→ Task brief: Set down each line of the data below exactly as it stands, dropping the pictures.

## Start Data in this exercise

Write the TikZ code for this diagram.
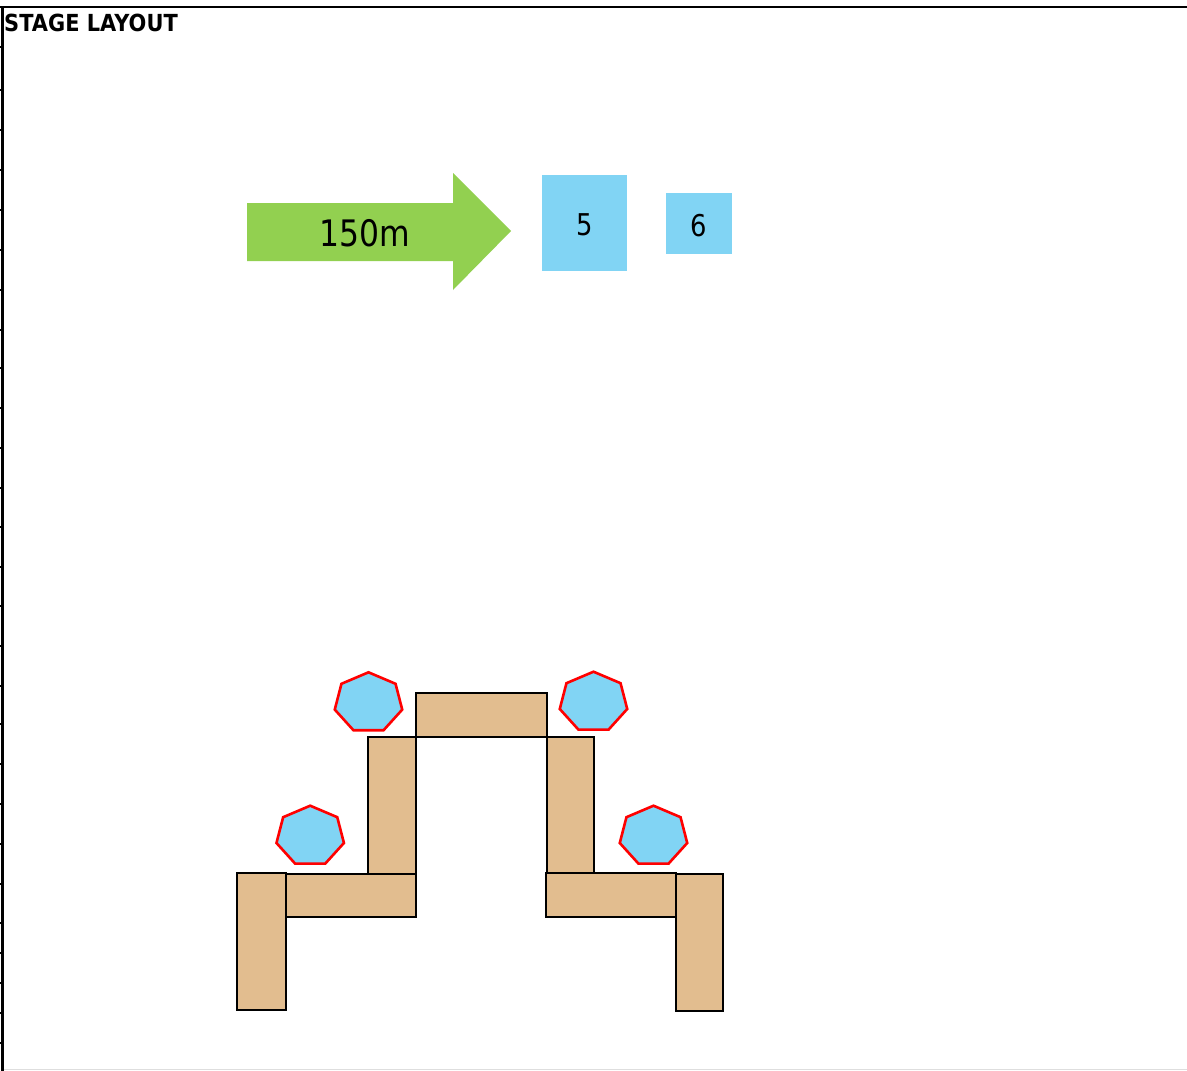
\documentclass[tikz,border=0pt]{standalone}
\usepackage{fontspec}
\setmainfont{DejaVu Sans}
\usetikzlibrary{calc}
\definecolor{arrowgreen}{RGB}{146,208,80}
\definecolor{boxblue}{RGB}{129,212,244}
\definecolor{stagetan}{RGB}{226,189,143}
\definecolor{framegray}{RGB}{222,222,222}
\tikzset{
  stagebox/.style={draw=black, fill=stagetan, line width=2.6pt},
  heptshape/.style={draw=red, fill=boxblue, line width=2.6pt, line join=miter},
  lbl/.style={inner sep=0pt, text=black},
  frameline/.style={draw=black, line width=2.6pt},
}
\newcommand{\hepta}[2]{%
  \draw[heptshape, shift={(#1,#2)}, xscale=34.6, yscale=-30.5]
    (90:1) -- (141.43:1) -- (192.86:1) -- (244.29:1) -- (295.71:1) -- (347.14:1) -- (38.57:1) -- cycle;}
\begin{document}
\begin{tikzpicture}[x=1pt,y=-1pt]
\useasboundingbox (0,0) rectangle (1187,1071);
\fill[white] (0,0) rectangle (1187,1071);
% frame
\draw[framegray, line width=1.5pt] (4,1069.5) -- (1187,1069.5);
\draw[frameline] (0,6.8) -- (1187,6.8);
\draw[frameline] (2.2,6) -- (2.2,1071);
\foreach \ty in {47,90,130,170,210,250,290,330,368,408,448,488,527,567,606,646,686,724,764,804,844,884,923,953,983,1013,1043}
  \draw[black, line width=1.4pt] (0,\ty) -- (3.5,\ty);
% title
\node[lbl, anchor=base west] (title) at (4,31.7) {\scalebox{0.89}[1]{\fontsize{23.5}{23.5}\selectfont\bfseries STAGE LAYOUT}};
% arrow
\fill[arrowgreen] (247,203) -- (453,203) -- (453,173) -- (511,231) -- (453,290) -- (453,261) -- (247,261) -- cycle;
\node[lbl, anchor=base] (dist) at (364.5,246) {\scalebox{0.86}[1]{\fontsize{36.5}{36.5}\selectfont 150m}};
% boxes 5 and 6
\fill[boxblue] (542,175) rectangle (627,271);
\node[lbl, anchor=base] (five) at (584.7,235) {\scalebox{0.86}[1]{\fontsize{30}{30}\selectfont 5}};
\fill[boxblue] (666,193) rectangle (732,254);
\node[lbl, anchor=base] (six) at (698.5,236) {\scalebox{0.86}[1]{\fontsize{30}{30}\selectfont 6}};
% stage
\draw[stagebox] (416,693) rectangle (547,737);
\draw[stagebox] (368,737) rectangle (416,874);
\draw[stagebox] (547,737) rectangle (594,874);
\draw[stagebox] (286,874) rectangle (416,917);
\draw[stagebox] (237,873) rectangle (286,1010);
\draw[stagebox] (546,873) rectangle (676,917);
\draw[stagebox] (676,874) rectangle (723,1011);
% heptagons
\hepta{368.5}{702.8}
\hepta{310.2}{836.2}
\hepta{593.5}{702.2}
\hepta{653.5}{836.2}
\end{tikzpicture}
\end{document}
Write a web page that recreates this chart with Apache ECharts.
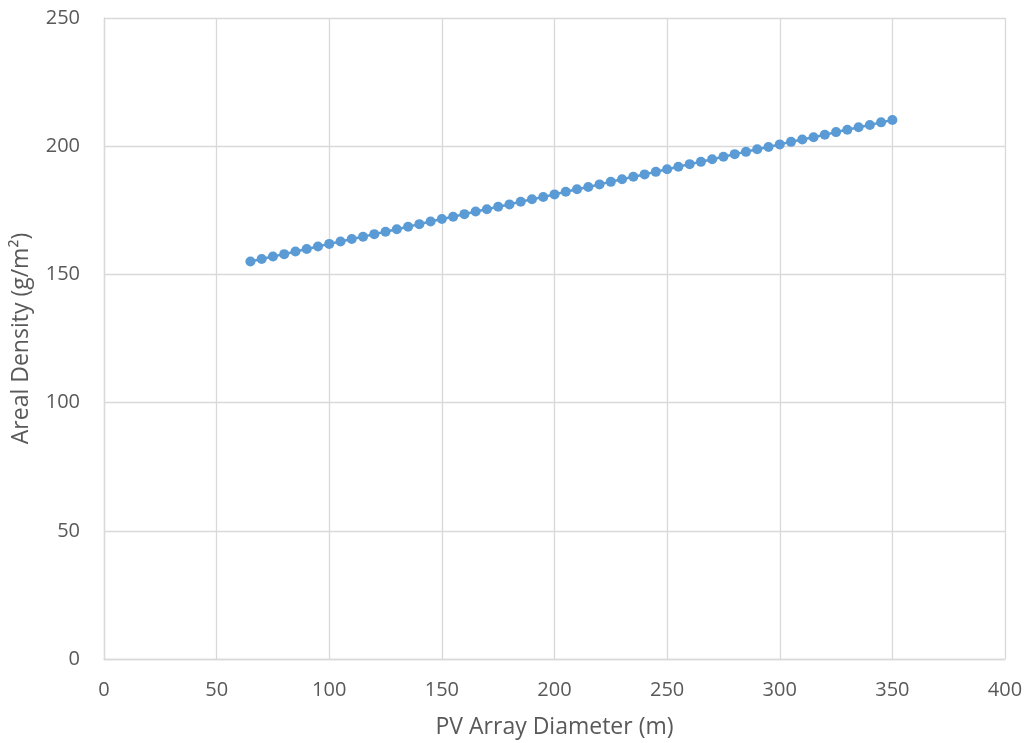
<!DOCTYPE html>
<html>
<head>
<meta charset="utf-8">
<script src="https://cdn.jsdelivr.net/npm/echarts@6/dist/echarts.min.js"></script>
<style>
  html, body { margin: 0; padding: 0; background: #fff; }
  #chart { width: 1028px; height: 743px; }
</style>
</head>
<body>
<div id="chart"></div>
<script>
// PV array diameter (m)
const diameters = [65, 70, 75, 80, 85, 90, 95, 100, 105, 110, 115, 120, 125, 130, 135, 140, 145, 150,
  155, 160, 165, 170, 175, 180, 185, 190, 195, 200, 205, 210, 215, 220, 225, 230, 235, 240, 245, 250,
  255, 260, 265, 270, 275, 280, 285, 290, 295, 300, 305, 310, 315, 320, 325, 330, 335, 340, 345, 350];
// Areal density (g/m²)
const densities = [155.0, 156.0, 157.0, 157.9, 158.9, 159.9, 160.9, 161.9, 162.8, 163.8, 164.7, 165.7,
  166.6, 167.6, 168.6, 169.6, 170.6, 171.6, 172.5, 173.5, 174.5, 175.4, 176.4, 177.3, 178.3, 179.3,
  180.2, 181.2, 182.2, 183.2, 184.1, 185.1, 186.1, 187.1, 188.1, 189.0, 190.0, 191.0, 192.0, 193.0,
  193.9, 194.9, 195.9, 196.9, 197.8, 198.8, 199.7, 200.7, 201.7, 202.6, 203.5, 204.5, 205.5, 206.4,
  207.4, 208.3, 209.3, 210.2];

const xAxisName = 'PV Array Diameter (m)';
const yAxisName = 'Areal Density (g/m²)';

const FONT = '"Open Sans", "Liberation Sans", sans-serif';
const TEXT = '#595959';
const GRID = '#d9d9d9';

const chart = echarts.init(document.getElementById('chart'), null, { renderer: 'canvas' });
chart.setOption({
  animation: false,
  backgroundColor: '#ffffff',
  grid: { left: 104, right: 23, top: 18, bottom: 84, outerBoundsMode: 'none' },
  xAxis: {
    type: 'value', min: 0, max: 400, interval: 50,
    name: xAxisName, nameLocation: 'middle', nameGap: 57,
    nameTextStyle: { fontFamily: FONT, fontSize: 23, color: TEXT },
    axisLine: { show: true, lineStyle: { color: GRID, width: 1.3 } },
    axisTick: { show: false },
    axisLabel: { fontFamily: FONT, fontSize: 20, color: TEXT, margin: 21 },
    splitLine: { show: true, lineStyle: { color: GRID, width: 1.3 } }
  },
  yAxis: {
    type: 'value', min: 0, max: 250, interval: 50,
    name: yAxisName, nameLocation: 'middle', nameGap: 71,
    nameTextStyle: { fontFamily: FONT, fontSize: 23, color: TEXT },
    axisLine: { show: true, lineStyle: { color: GRID, width: 1.3 } },
    axisTick: { show: false },
    axisLabel: { fontFamily: FONT, fontSize: 20, color: TEXT, margin: 24 },
    splitLine: { show: true, lineStyle: { color: GRID, width: 1.3 } }
  },
  series: [{
    type: 'line',
    data: diameters.map((d, i) => [d, densities[i]]),
    symbol: 'circle',
    symbolSize: 10,
    itemStyle: { color: '#5b9bd5' },
    lineStyle: { color: '#5b9bd5', width: 2.5 }
  }]
});
</script>
</body>
</html>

## End Data in this exercise

→ Worked answer:
Write the TikZ code for this diagram.
\documentclass[tikz,border=0pt]{standalone}
\usepackage{fontspec}
\setmainfont{DejaVu Sans}
\usetikzlibrary{calc}
\definecolor{arrowgreen}{RGB}{146,208,80}
\definecolor{boxblue}{RGB}{129,212,244}
\definecolor{stagetan}{RGB}{226,189,143}
\definecolor{framegray}{RGB}{222,222,222}
\tikzset{
  stagebox/.style={draw=black, fill=stagetan, line width=2.6pt},
  heptshape/.style={draw=red, fill=boxblue, line width=2.6pt, line join=miter},
  lbl/.style={inner sep=0pt, text=black},
  frameline/.style={draw=black, line width=2.6pt},
}
\newcommand{\hepta}[2]{%
  \draw[heptshape, shift={(#1,#2)}, xscale=34.6, yscale=-30.5]
    (90:1) -- (141.43:1) -- (192.86:1) -- (244.29:1) -- (295.71:1) -- (347.14:1) -- (38.57:1) -- cycle;}
\begin{document}
\begin{tikzpicture}[x=1pt,y=-1pt]
\useasboundingbox (0,0) rectangle (1187,1071);
\fill[white] (0,0) rectangle (1187,1071);
% frame
\draw[framegray, line width=1.5pt] (4,1069.5) -- (1187,1069.5);
\draw[frameline] (0,6.8) -- (1187,6.8);
\draw[frameline] (2.2,6) -- (2.2,1071);
\foreach \ty in {47,90,130,170,210,250,290,330,368,408,448,488,527,567,606,646,686,724,764,804,844,884,923,953,983,1013,1043}
  \draw[black, line width=1.4pt] (0,\ty) -- (3.5,\ty);
% title
\node[lbl, anchor=base west] (title) at (4,31.7) {\scalebox{0.89}[1]{\fontsize{23.5}{23.5}\selectfont\bfseries STAGE LAYOUT}};
% arrow
\fill[arrowgreen] (247,203) -- (453,203) -- (453,173) -- (511,231) -- (453,290) -- (453,261) -- (247,261) -- cycle;
\node[lbl, anchor=base] (dist) at (364.5,246) {\scalebox{0.86}[1]{\fontsize{36.5}{36.5}\selectfont 150m}};
% boxes 5 and 6
\fill[boxblue] (542,175) rectangle (627,271);
\node[lbl, anchor=base] (five) at (584.7,235) {\scalebox{0.86}[1]{\fontsize{30}{30}\selectfont 5}};
\fill[boxblue] (666,193) rectangle (732,254);
\node[lbl, anchor=base] (six) at (698.5,236) {\scalebox{0.86}[1]{\fontsize{30}{30}\selectfont 6}};
% stage
\draw[stagebox] (416,693) rectangle (547,737);
\draw[stagebox] (368,737) rectangle (416,874);
\draw[stagebox] (547,737) rectangle (594,874);
\draw[stagebox] (286,874) rectangle (416,917);
\draw[stagebox] (237,873) rectangle (286,1010);
\draw[stagebox] (546,873) rectangle (676,917);
\draw[stagebox] (676,874) rectangle (723,1011);
% heptagons
\hepta{368.5}{702.8}
\hepta{310.2}{836.2}
\hepta{593.5}{702.2}
\hepta{653.5}{836.2}
\end{tikzpicture}
\end{document}
Write a web page that recreates this chart with Apache ECharts.
<!DOCTYPE html>
<html>
<head>
<meta charset="utf-8">
<script src="https://cdn.jsdelivr.net/npm/echarts@6/dist/echarts.min.js"></script>
<style>
  html, body { margin: 0; padding: 0; background: #fff; }
  #chart { width: 1028px; height: 743px; }
</style>
</head>
<body>
<div id="chart"></div>
<script>
// PV array diameter (m)
const diameters = [65, 70, 75, 80, 85, 90, 95, 100, 105, 110, 115, 120, 125, 130, 135, 140, 145, 150,
  155, 160, 165, 170, 175, 180, 185, 190, 195, 200, 205, 210, 215, 220, 225, 230, 235, 240, 245, 250,
  255, 260, 265, 270, 275, 280, 285, 290, 295, 300, 305, 310, 315, 320, 325, 330, 335, 340, 345, 350];
// Areal density (g/m²)
const densities = [155.0, 156.0, 157.0, 157.9, 158.9, 159.9, 160.9, 161.9, 162.8, 163.8, 164.7, 165.7,
  166.6, 167.6, 168.6, 169.6, 170.6, 171.6, 172.5, 173.5, 174.5, 175.4, 176.4, 177.3, 178.3, 179.3,
  180.2, 181.2, 182.2, 183.2, 184.1, 185.1, 186.1, 187.1, 188.1, 189.0, 190.0, 191.0, 192.0, 193.0,
  193.9, 194.9, 195.9, 196.9, 197.8, 198.8, 199.7, 200.7, 201.7, 202.6, 203.5, 204.5, 205.5, 206.4,
  207.4, 208.3, 209.3, 210.2];

const xAxisName = 'PV Array Diameter (m)';
const yAxisName = 'Areal Density (g/m²)';

const FONT = '"Open Sans", "Liberation Sans", sans-serif';
const TEXT = '#595959';
const GRID = '#d9d9d9';

const chart = echarts.init(document.getElementById('chart'), null, { renderer: 'canvas' });
chart.setOption({
  animation: false,
  backgroundColor: '#ffffff',
  grid: { left: 104, right: 23, top: 18, bottom: 84, outerBoundsMode: 'none' },
  xAxis: {
    type: 'value', min: 0, max: 400, interval: 50,
    name: xAxisName, nameLocation: 'middle', nameGap: 57,
    nameTextStyle: { fontFamily: FONT, fontSize: 23, color: TEXT },
    axisLine: { show: true, lineStyle: { color: GRID, width: 1.3 } },
    axisTick: { show: false },
    axisLabel: { fontFamily: FONT, fontSize: 20, color: TEXT, margin: 21 },
    splitLine: { show: true, lineStyle: { color: GRID, width: 1.3 } }
  },
  yAxis: {
    type: 'value', min: 0, max: 250, interval: 50,
    name: yAxisName, nameLocation: 'middle', nameGap: 71,
    nameTextStyle: { fontFamily: FONT, fontSize: 23, color: TEXT },
    axisLine: { show: true, lineStyle: { color: GRID, width: 1.3 } },
    axisTick: { show: false },
    axisLabel: { fontFamily: FONT, fontSize: 20, color: TEXT, margin: 24 },
    splitLine: { show: true, lineStyle: { color: GRID, width: 1.3 } }
  },
  series: [{
    type: 'line',
    data: diameters.map((d, i) => [d, densities[i]]),
    symbol: 'circle',
    symbolSize: 10,
    itemStyle: { color: '#5b9bd5' },
    lineStyle: { color: '#5b9bd5', width: 2.5 }
  }]
});
</script>
</body>
</html>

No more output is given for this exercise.